Today is the first of these posts because I cannot get these words of Mahatma Gandhi out of my mind. Writing in 1938, on “The Jews”, he says:
“The calculated violence of Hitler may even result in a general massacre of the Jews by way of his first answer to the declaration of such hostilities. But if the Jewish mind could be prepared for voluntary suffering, even the massacre I have imagined could be turned into a day of thanksgiving and joy that Jehovah had wrought deliverance of the race even at the hands of the tyrant. For to the god fearing, death has no terror. It is a joyful sleep to be followed by a waking that would be all the more refreshing for the long sleep.”
I’ve admired Gandhi all my life. My father told stories about him. in India we celebrate him. I once wrote a piece about Shishur Sevay entitled, ‘Let all our children bloom as Gandhi did.” He was a poor and sickly student and his family did not have high expectations.

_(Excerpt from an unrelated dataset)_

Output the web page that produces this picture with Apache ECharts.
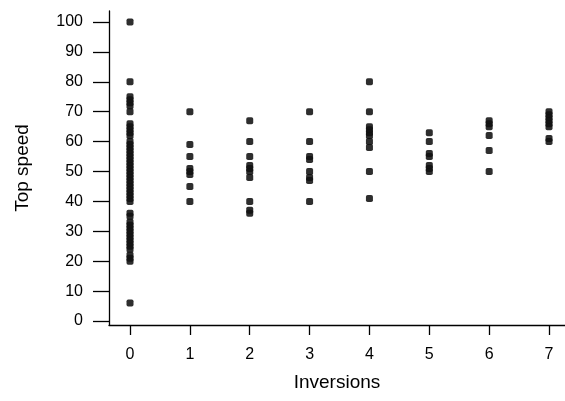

Getting rid of us seems to be a common theme in history. Jews are a bit like weeds. You put us anywhere and we tend to thrive, and certainly no one yet has found a successful Final Solution. And I think after the Holocaust, you simply can’t count on our passivity.
I have a personal story to tell. When I was 18 years old I was raped at knife-point. I accepted what was happening and didn’t “fight or scream” because I was more frightened of being killed than of being raped. I believe that I survived because of my submission. Ten years later, I was visiting a commune, staying overnight in my van, when the commune was invaded by drunken men, presumed to be local police. Other women were quietly secreted into my van with me. I had no weapons but a small pen knife. I held it out, knowing that no one would ever rape me again without a fight. I fully expected to die that night. The drunken men discovered us and my dog started barking wildly. They rocked the van. The road had been blocked by their cars but there was a lone farmhouse across a large field. I started the van and plunged ahead over the field, horn blowing.. The elderly couple came running down and let us in. A bit later the men of the commune arrived and gave me a scolding for running, for disturbing what they believed could have been settled with guitar playing and singing. You see, the second time is worse, because you know the pain of being invaded, of losing the battle, and what passivity does to you, even if it’s the “rational thing to do.” After that, you never want to feel that weakness and self-condemnation again, so you fight. For Israel, the Holocaust symbolizes helplessness and passivity. Now, It’s other people’s turn to be morally superior and stop trying to exterminate us.
No, I didn’t expect to write all this today….. I guess there will be more over time.